The most casual reader will speedily recognise that Tennyson, as Socrates said of himself, was "but the midwife of men's thoughts." The longest prose letter he is ever known to have written was penned to defend himself from a charge of plagiarism.1 But Tennyson is not a plagiarist, and those who understand him best will be the last to consider him such. From first to last he confined himself to the task of casting truth into new moulds, of enduing it with new significance, of bringing it into a purer light. He coins delicious phrases, which pass into current speech; he vivifies ancient wisdom, rescues thoughts in danger of perishing in a dead tongue, and restores in richer beauty the crumbling fabrics of past philosophy. This is no unworthy mission. The truth which in its primitive state existed in a rough but serviceable shell be presented in a golden casket, and the whole world, attracted, hastened to accept it. We welcome the gift that Tennyson offered, not because it was new, but because it enchanted the sense either with delicate gleams of light or the ripple of delicious melody. The novelty in literature is, as Pope defined it, "what oft was thought but ne'er so well expressed." Judged by this standard we might even rank Tennyson, had he desired it, among the archetypal chiefs.
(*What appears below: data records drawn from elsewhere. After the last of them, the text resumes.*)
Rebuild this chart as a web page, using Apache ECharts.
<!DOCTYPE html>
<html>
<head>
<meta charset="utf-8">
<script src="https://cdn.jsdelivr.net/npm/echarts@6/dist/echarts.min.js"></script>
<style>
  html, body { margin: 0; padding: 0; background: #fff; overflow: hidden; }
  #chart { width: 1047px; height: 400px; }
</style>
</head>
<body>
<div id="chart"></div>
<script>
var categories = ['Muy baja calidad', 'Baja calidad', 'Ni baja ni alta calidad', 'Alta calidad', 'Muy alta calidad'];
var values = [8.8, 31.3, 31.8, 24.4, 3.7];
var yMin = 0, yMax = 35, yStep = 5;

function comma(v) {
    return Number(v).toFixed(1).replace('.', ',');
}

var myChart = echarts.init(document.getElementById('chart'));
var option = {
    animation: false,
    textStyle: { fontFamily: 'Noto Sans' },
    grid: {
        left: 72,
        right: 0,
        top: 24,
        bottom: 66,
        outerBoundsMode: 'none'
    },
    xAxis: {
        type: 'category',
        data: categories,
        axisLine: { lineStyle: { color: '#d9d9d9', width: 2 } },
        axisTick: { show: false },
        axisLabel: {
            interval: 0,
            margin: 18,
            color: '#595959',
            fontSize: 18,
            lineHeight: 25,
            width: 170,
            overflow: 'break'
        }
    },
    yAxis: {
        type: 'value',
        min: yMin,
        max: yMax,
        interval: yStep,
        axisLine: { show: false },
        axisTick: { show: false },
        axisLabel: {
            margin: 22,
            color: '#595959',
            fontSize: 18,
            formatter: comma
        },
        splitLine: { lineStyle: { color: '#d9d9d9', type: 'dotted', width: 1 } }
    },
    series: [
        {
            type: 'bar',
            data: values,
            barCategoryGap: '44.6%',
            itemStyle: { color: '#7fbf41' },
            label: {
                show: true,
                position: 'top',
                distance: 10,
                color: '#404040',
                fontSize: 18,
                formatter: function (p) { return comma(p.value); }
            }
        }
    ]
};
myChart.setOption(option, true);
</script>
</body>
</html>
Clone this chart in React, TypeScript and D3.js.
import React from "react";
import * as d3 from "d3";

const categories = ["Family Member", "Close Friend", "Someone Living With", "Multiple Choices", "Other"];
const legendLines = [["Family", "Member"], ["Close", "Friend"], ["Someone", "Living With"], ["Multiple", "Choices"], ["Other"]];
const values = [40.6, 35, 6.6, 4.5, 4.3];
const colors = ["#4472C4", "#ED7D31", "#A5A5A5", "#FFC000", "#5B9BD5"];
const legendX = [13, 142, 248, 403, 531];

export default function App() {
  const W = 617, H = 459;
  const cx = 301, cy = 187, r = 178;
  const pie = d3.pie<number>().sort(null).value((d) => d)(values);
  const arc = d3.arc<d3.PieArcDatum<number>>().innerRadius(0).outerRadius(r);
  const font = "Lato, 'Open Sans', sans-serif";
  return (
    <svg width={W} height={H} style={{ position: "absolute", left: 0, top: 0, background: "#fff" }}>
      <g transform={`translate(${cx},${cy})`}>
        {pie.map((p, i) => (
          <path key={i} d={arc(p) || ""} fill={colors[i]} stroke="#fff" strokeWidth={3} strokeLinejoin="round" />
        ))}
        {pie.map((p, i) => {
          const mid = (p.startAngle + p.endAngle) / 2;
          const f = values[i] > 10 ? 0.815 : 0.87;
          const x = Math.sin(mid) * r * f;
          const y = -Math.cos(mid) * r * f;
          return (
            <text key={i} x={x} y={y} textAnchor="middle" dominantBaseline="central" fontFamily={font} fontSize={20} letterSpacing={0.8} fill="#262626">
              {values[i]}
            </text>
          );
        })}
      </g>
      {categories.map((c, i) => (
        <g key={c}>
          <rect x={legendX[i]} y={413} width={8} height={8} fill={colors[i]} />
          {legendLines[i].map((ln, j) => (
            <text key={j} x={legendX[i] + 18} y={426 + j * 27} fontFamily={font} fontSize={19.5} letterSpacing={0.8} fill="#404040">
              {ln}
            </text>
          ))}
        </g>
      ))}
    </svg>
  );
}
But whoso has the advantage of a complete set of the Laureate's works will be able, picking up each volume in turn, to say "This shows the influence of Spenser, this of Keats, this of Shelley, this of Byron, this of the classical Greek and Roman writers." It will be remembered that Lytton in his furious and afterward-regretted onslaught on his young rival for the laurel crown, caustically wrote

Not mine, not mine (O Muse forbid !) the boon
Of borrowed notes, the mock-bird's modish tune,
The jingling medley of purloined conceits,
Out-babying Wordsworth, and out-glittering Keats,
Where all the airs of patchwork-pastoral chime
To drowsy ears in Tennysonian rhyme.

1 See Appendix B.

The "purloin'd conceits" were not an imagined fault upon which to indict the poet. At that time Tennyson had published two volumes. One of the best-known and most admired of the poems was Mariana with its mournful refrain. The motif of that poem (putting aside the single line in Measure for Measure) may surely be found in Robert Henryson's From the Testament of Cresseid, beginning

Thus chiding with her dreary destiny,

Weeping, she woke the night from end to end,
But all in vain her dole, her careful cry,

Might not remeid, nor yet her mourning mend.

Tennyson was fond of the lyrics of old English writers in those days. In Skelton's Isabell and To Mistress Margaret Hussey he appears to have found at least a hint for his poem-pictures of female beauty. "His early poems showed a considerable amount of intellectual struggle," wrote Bayard Taylor. "We find in them traces of the influence of Milton, Shelley, and Barry Cornwall, but very rarely of Keats, of whom Tennyson has been called singularly enough, the lineal poetical child.1 Indeed he and Keats have little in common except the sense of luxury in words, which was born with both, and could not be outgrown. But the echoes of Shelley, in the poems afterwards omitted from the volume which Tennyson published in 1830, are not to be mistaken. Take this stanza as an example:

The varied earth, the moving heaven,
The rapid waste of roving sea,
The fountain-pregnant mountains riven
To shapes of wildest anarchy,

By secret fire and midnight storms
That wander round their windy cones,
The subtle life, the countless forms

Of living things, the wondrous tones

1 In 1889 a correspondent, in reply to an inquiry, received an autograph note from Tennyson-" Keats and Horace were great masters, but not my masters."